Ante ese comportamiento hostil y malicioso, planeamos un ataque envolvente en forma de tenaza, mientras que otro combatiente sorprende a la insurrecta por la ventana, e inicia la ofensiva carapintada por la retaguardia con su rostro tiznado con tinta de carbónicos.

Aún nos reservamos la posibilidad de usar un grupo de mercenarios, chicos sucios que no conocen el jabón o el enjuague bucal, con quienes confiamos sofocar al foco rebelde en la lucha cuerpo a cuerpo, pero las armas químicas de olor, por decoro, quedan para ser utilizadas sólo como último y desesperado recurso.

Llama el teléfono y se inicia una tregua. Es un compañero de trabajo notificando su ausencia. «Cuídate mucho de tu enfermedad y espero que pronto te sientas bien», se escucha que le dice.

Observa a otro compañero que se dirige hacia la calle y le grita: «¡Abrigate nene!, ¡llevá campera que es temprano y afuera hace frío!». Sus sentimientos de madre protectora no puede dejarlos en su casa y los trae siempre junto a sus petates.

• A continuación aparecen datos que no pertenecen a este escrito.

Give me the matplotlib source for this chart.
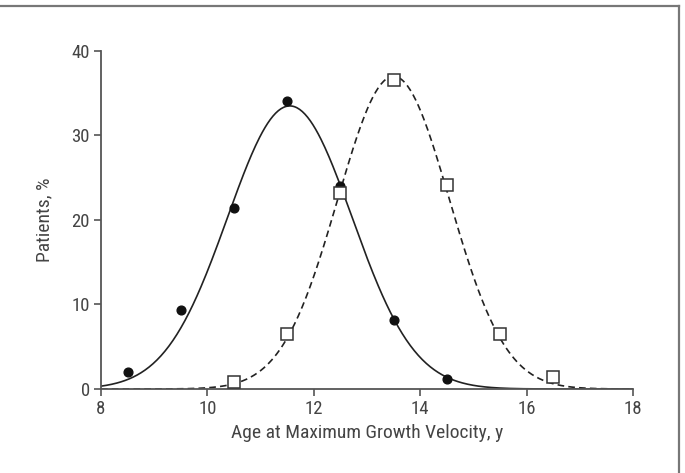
import numpy as np
import matplotlib
matplotlib.use("Agg")
import matplotlib.pyplot as plt
from matplotlib.lines import Line2D

plt.rcParams['font.family'] = ['Roboto Condensed', 'DejaVu Sans']

# Data
age_circles = [8.5, 9.5, 10.5, 11.5, 12.5, 13.5, 14.5]
pct_circles = [2.0, 9.4, 21.4, 34.1, 24.0, 8.2, 1.2]
age_squares = [10.5, 11.5, 12.5, 13.5, 14.5, 15.5, 16.5]
pct_squares = [0.8, 6.5, 23.2, 36.6, 24.2, 6.5, 1.4]

# Fitted normal curves (peak, mean, sd)
fit_circles = (33.5, 11.55, 1.17)
fit_squares = (37.0, 13.5, 1.05)

x_ticks = [8, 10, 12, 14, 16, 18]
y_ticks = [0, 10, 20, 30, 40]

text_col = '#444444'
axis_col = '#555555'

fig = plt.figure(figsize=(6.85, 4.73), dpi=100)
ax = fig.add_axes([0.1474, 0.1776, 0.7766, 0.7146])

xs = np.linspace(8, 18, 400)
def gauss(p, x):
    a, m, s = p
    return a * np.exp(-(x - m) ** 2 / (2 * s ** 2))

ax.plot(xs, gauss(fit_circles, xs), color='#222222', lw=1.2, ls='-', zorder=2)
ax.plot(xs, gauss(fit_squares, xs), color='#222222', lw=1.2, ls=(0, (4, 2.5)), zorder=2)
ax.plot(age_circles, pct_circles, 'o', ms=6.3, color='#111111', zorder=3, clip_on=False)
ax.plot(age_squares, pct_squares, 's', ms=8, mfc='white', mec='#333333', mew=1.1, zorder=4, clip_on=False)

ax.set_xlim(8, 18)
ax.set_ylim(0, 40)
ax.set_xticks(x_ticks)
ax.set_yticks(y_ticks)
for s in ['top', 'right']:
    ax.spines[s].set_visible(False)
for s in ['left', 'bottom']:
    ax.spines[s].set_color(axis_col)
    ax.spines[s].set_linewidth(1.3)
ax.tick_params(axis='both', colors=axis_col, labelcolor=text_col, labelsize=13.5,
               length=5, width=1.2, direction='out', pad=3)
ax.set_xlabel('Age at Maximum Growth Velocity, y', fontsize=14, color=text_col)
ax.set_ylabel('Patients, %', fontsize=14, color=text_col)
ax.xaxis.set_label_coords(0.5, -0.105)
ax.yaxis.set_label_coords(-0.09, 0.5)

# frame lines (top and right) of the figure box
fig.add_artist(Line2D([0, 0.991], [0.987, 0.987], transform=fig.transFigure, color='#777777', lw=1.6))
fig.add_artist(Line2D([0.991, 0.991], [0.0, 0.987], transform=fig.transFigure, color='#777777', lw=1.6))

fig.savefig('out.png', dpi=100)
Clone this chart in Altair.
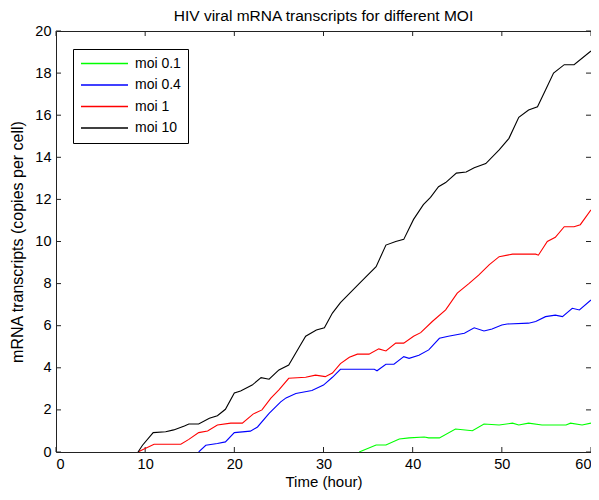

Mas tarde acomoda unos papeles. Es que hoy quiere dejar todo prolijo. Va a llevar a su casa todas esas carpetas con apuntes de las materias que estudió, siendo ya mayor, para tener el secundario completo. Entre tantas cosas encuentra una foto del momento en que le entregaron el diploma y otra de cuando logró el ascenso.

Llega la hora de su mate cocido con galletitas. Se la ve tranquila. Sabe que su deber está cumplido. Es un cumplido conforme utilizando términos aduaneros.

Mira el reloj. Sus ojos la traicionan. Se le escapa una lágrima. Falta media hora y aunque quiera negarlo son sus últimos minutos de trabajo. Ha llegado el momento de jubilarse.

Todos nos reunimos para darle un beso. La abrazamos. Alguien tímidamente inicia un aplauso. Lo acompañamos. Nos sumamos.

Alicia mira hacia afuera buscando a Úrsula y la ve en la ventana. Ella también está y también la mira. Ambas se despiden a través del vidrio tan sólo con la mirada.

Ahora sí. Es tiempo de ir a casa.

Se pone su campera, pero duda. Se la quita y la deja acomodada, acariciándola, en el respaldo de su silla. Hoy no es necesario que lleve su campera de abrigo con el logo de la Administración Federal de Ingresos Públicos. Afuera también está bueno.